A simple benchmark with an intercept stack¶
let () =
simple_benchmark
~name:Interpreter_workload.N_IConcat_bytes
~intercept_stack:(Script_ir_translator.list_empty, ((), ()))
~kinstr:
(IConcat_bytes (kinfo (list bytes @$ bot), halt (bytes @$ bot)))
()
For IConcat_bytes
, the intercept case would be an empty list: we are concatenating zero bytes on a list with zero elements, so both values of the workload are zero, as expected. In the non intercept case, the stack is randomly generated in accordance to the specification, which in this case is simply a random list of bytes. The sampling parameters, such as the bounds for the size of the list and its elements, can be controlled by a config file at runtime.
A less simple benchmark¶
let () =
let dig = Micheline.(Prim (0, I_DIG, [Int (0, Z.of_int 0)], [])) in
benchmark
~amplification:100
~intercept:true
~name:Interpreter_workload.N_IDig
~kinstr_and_stack_sampler:(fun _cfg rng_state () ->
let node = dig in
parse_instr rng_state node long_stack)
()
let () =
let dig n = Micheline.(Prim (0, I_DIG, [Int (0, Z.of_int n)], [])) in
benchmark
~name:Interpreter_workload.N_IDig
~kinstr_and_stack_sampler:(fun _cfg rng_state () ->
let node = dig (sample_depth rng_state) in
parse_instr rng_state node long_stack)
()
Here we define two benchmarks, the first being the interception case, which is when DIG
is called with the integer 0
, which is enough since the depth is exactly the workload. Here the sampler uses parse_instr
, which builds the correct kinstr
and stack
, given a Micheline node and a generated stack (here we use long_stack
, a big stack of unit types).
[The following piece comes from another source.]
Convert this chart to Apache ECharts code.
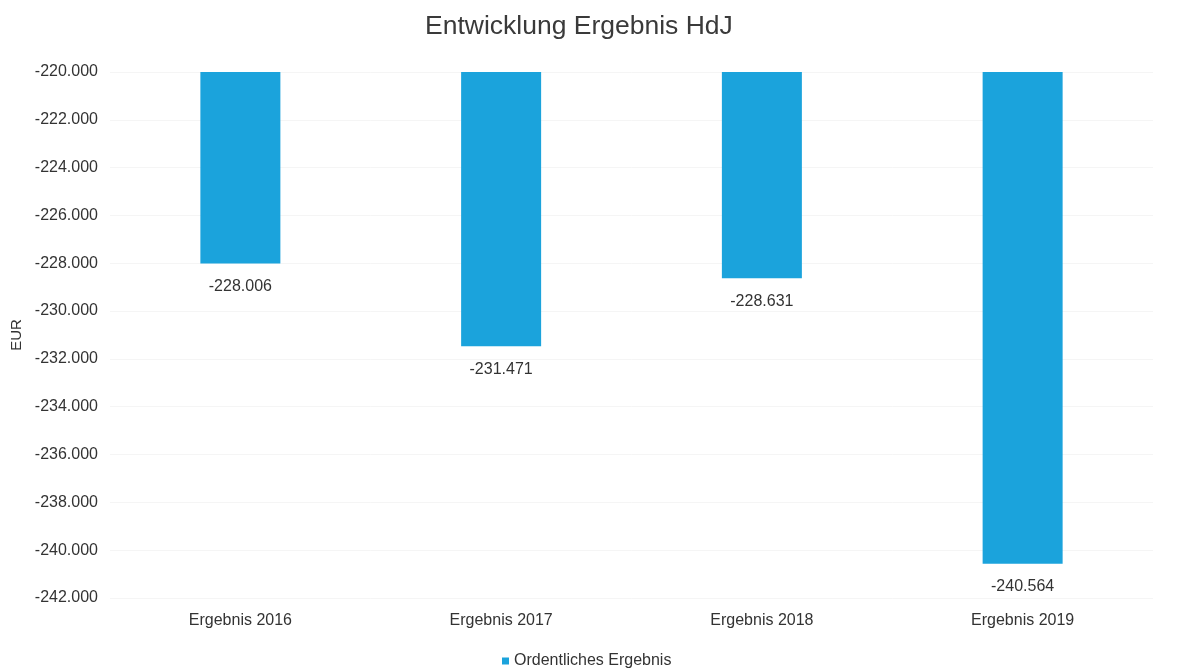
<!DOCTYPE html>
<html>
<head>
<meta charset="utf-8">
<script src="https://cdn.jsdelivr.net/npm/echarts@6/dist/echarts.min.js"></script>
<style>
  html, body { margin: 0; padding: 0; background: #fff; }
  #chart { width: 1177px; height: 669px; }
</style>
</head>
<body>
<div id="chart"></div>
<script>
// Annual ordinary result (EUR)
const categories = ['Ergebnis 2016', 'Ergebnis 2017', 'Ergebnis 2018', 'Ergebnis 2019'];
const ordentlichesErgebnis = [-228006, -231471, -228631, -240564];
const seriesName = 'Ordentliches Ergebnis';
const yMin = -242000;
const yMax = -220000;
const yStep = 2000;

// German number formatting: dot as thousands separator
function fmtDE(v) {
  const sign = v < 0 ? '-' : '';
  const s = Math.round(Math.abs(v)).toString();
  return sign + s.replace(/\B(?=(\d{3})+(?!\d))/g, '.');
}

const FONT = '"Liberation Sans", Arial, sans-serif';
const chart = echarts.init(document.getElementById('chart'), null, { renderer: 'canvas' });

chart.setOption({
  animation: false,
  backgroundColor: '#ffffff',
  textStyle: { fontFamily: FONT },
  title: {
    text: 'Entwicklung Ergebnis HdJ',
    left: 420,
    top: 8,
    textStyle: { fontFamily: FONT, fontSize: 26.5, fontWeight: 'normal', color: '#3a3a3a' }
  },
  legend: {
    top: 648,
    left: 497,
    icon: 'rect',
    itemWidth: 7,
    itemHeight: 7,
    itemGap: 6,
    textStyle: { fontFamily: FONT, fontSize: 16, color: '#333' },
    data: [seriesName]
  },
  grid: { left: 110, right: 24, top: 72, bottom: 71, containLabel: false },
  xAxis: {
    type: 'category',
    data: categories,
    axisLine: { show: false },
    axisTick: { show: false },
    axisLabel: { fontFamily: FONT, fontSize: 16, color: '#333', margin: 15 }
  },
  yAxis: {
    type: 'value',
    min: yMin,
    max: yMax,
    interval: yStep,
    name: 'EUR',
    nameLocation: 'middle',
    nameGap: 86,
    nameTextStyle: { fontFamily: FONT, fontSize: 15, color: '#333' },
    axisLine: { show: false },
    axisTick: { show: false },
    axisLabel: { fontFamily: FONT, fontSize: 16, color: '#333', margin: 12, formatter: fmtDE },
    splitLine: { show: true, lineStyle: { color: '#f5f5f5', width: 1 } }
  },
  series: [{
    name: seriesName,
    type: 'bar',
    data: ordentlichesErgebnis,
    barWidth: 80,
    clip: true,
    itemStyle: { color: '#1ba3dc' },
    label: {
      show: true,
      position: 'bottom',
      distance: 15,
      fontFamily: FONT,
      fontSize: 16,
      color: '#333',
      formatter: p => fmtDE(p.value)
    }
  }]
});
</script>
</body>
</html>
The kinstr
here must also be sampled, because we want to benchmark the instruction for different workloads, i.e different depths, which are sampled with sample_depth
.
Testing¶
Assuming the workload is correctly defined for our benchmarking and modeling needs, we just need to check if the chosen model fits the data. For that, we can refer to the usage example, and follow the given steps. If the resulting plot shows that the predicted execution time fits the empirical data, then it should be good. Otherwise, it should provide some insight to choose a more fitting model for the instruction.